- 5 views
When investing in mutual funds, one must choose the mutual fund schemes that best suit their financial goals and risk appetite. In addition, selecting the equity investments basis their market capitalisation is one of the selection criteria, as different market cap segments carry different risk-reward trade-offs.
As per SEBI guidelines on classifying companies into large-cap, mid-cap, and small-cap based on their market capitalisation, large-cap companies are the top 100 companies in terms of entire market capitalisation. Accordingly, the following 150 companies, i.e., companies at rank 101 to 250, are classified as mid-cap companies, while all the companies beyond the 250th rank are classified as small-cap companies.
While large-caps may be lesser volatile due to their resilience to short-term shocks in the macro environment, small-caps on the other end are relatively more volatile but, at the same time, also carry higher growth potential.
While large-cap and small-cap funds can be considered the two extremes, the mid-cap funds can be expected to be the balancing investment option between the two. As such, different types of companies and funds may be suitable to investors with varied risk profiles. Investors investing in mid-cap funds in their investment portfolio tends to benefit from the underlying growth opportunities of mid cap companies
What are Mid-cap Funds?
A mid-cap fund is a fund that invests at least 65% of its net assets in the equity and equity-related instruments of mid-cap companies. As such, the mid-cap funds continue to provide a predominant exposure to such companies, reflecting the finer points of both large-cap companies and small-cap companies, i.e., Resilience and Growth. Such companies would operate at a business cycle where the business operations are its best and with reasonable level on persistence, thus potentially boosting the fund returns over the more extended periods.
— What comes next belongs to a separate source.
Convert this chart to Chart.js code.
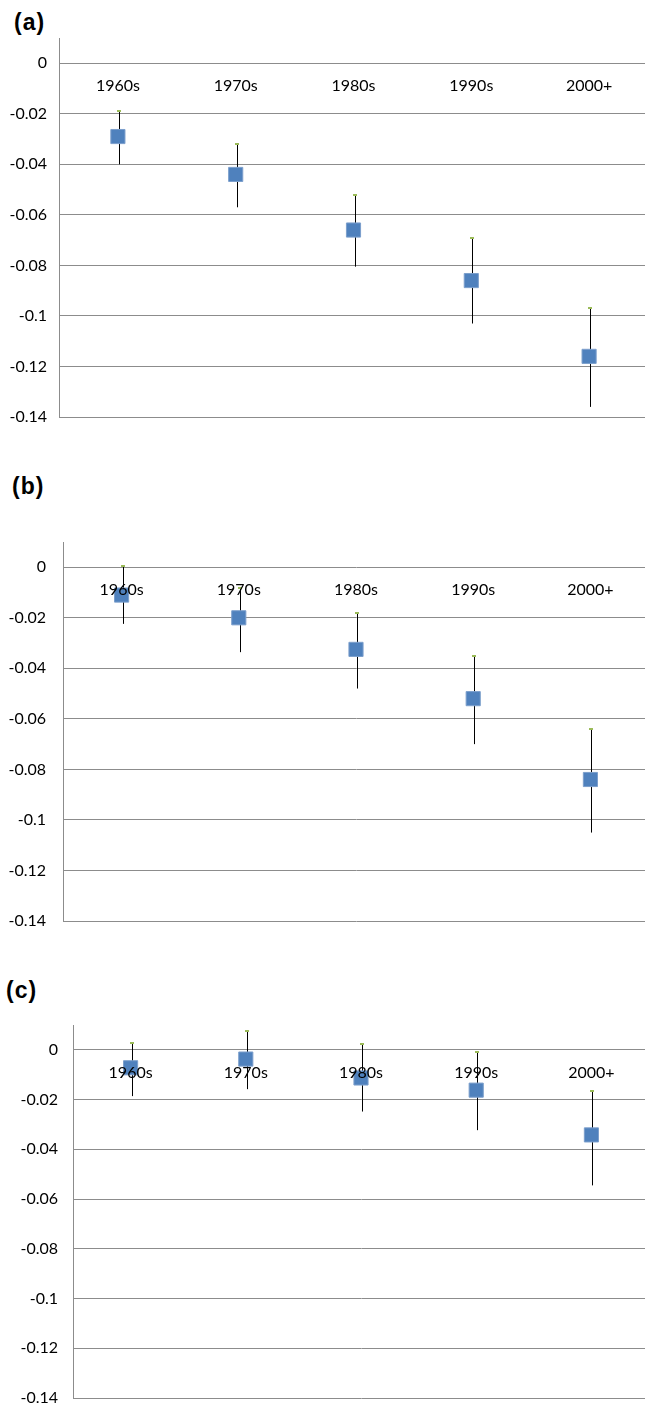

Due to such funds' inherent advantages, mid-cap funds enjoy a 12% share amongst all the open-ended equity fund categories with Assets Under Management (AUM) of Rs. 1.47 lakh crores as of August 31, 2021. Such funds have an average investment of Rs. 1.91 lakhs per folio in around 75 lakh investor folios, as against the average investment of Rs. 1.63 lakh in all open-ended equity funds
Data source: Association of Mutual Funds in India – AMFI
Who should invest in Mid-cap Funds?
Mid-cap companies may often be those who have grown from being small-cap companies and heading towards being large-cap. As such, the investors may aim to capitalise on the growth potential of such companies and invest in mid-cap funds. Equities may be volatile over the short term, and thus, the ideal investment horizon for investing in mid-cap funds is five years or more.
Taxation on returns of Mid-cap Funds
Since mid-cap funds invest at least 65% of their net assets in equity and equity-related instruments, such funds can be classified as equity-oriented funds under the tax laws. When the investment value has increased against the investment amount, such appreciation is taxed as capital gains at the time of actual realisation by the investor.
When such gains are earned from investments held for less than 12 months, the gains are classified as Short-Term Capital Gains (STCG) and taxed at 15% (plus applicable cess and surcharge). However, if the holding period is 12 months or more, the gains are classified as Long-Term Capital Gains (LTCG) and taxed at 10% (plus applicable cess and surcharge). Further, investors also enjoy an exemption of up to Rs. 1 lakh per year towards Long Term Capital Gains from the sale/ redemption of equity shares and equity-oriented mutual funds taken together.
If the investor has invested under "Payout of income distribution cum Capital Withdrawal," the investors may also receive distributed income from such funds. Such income is taxed at the regular tax rates as applicable and is also subject to 10% TDS (Tax Deduction at Source) if the dividend income from any mutual fund is more than Rs. 5,000.
Note: The tax provisions, as mentioned in the article, are for illustrative purposes only and are updated as per the Union Budget 2021 passed by the Parliament. The tax rates for capital gains will be as per the tax laws applicable on the date of redemption/ sale and not on the date of investment.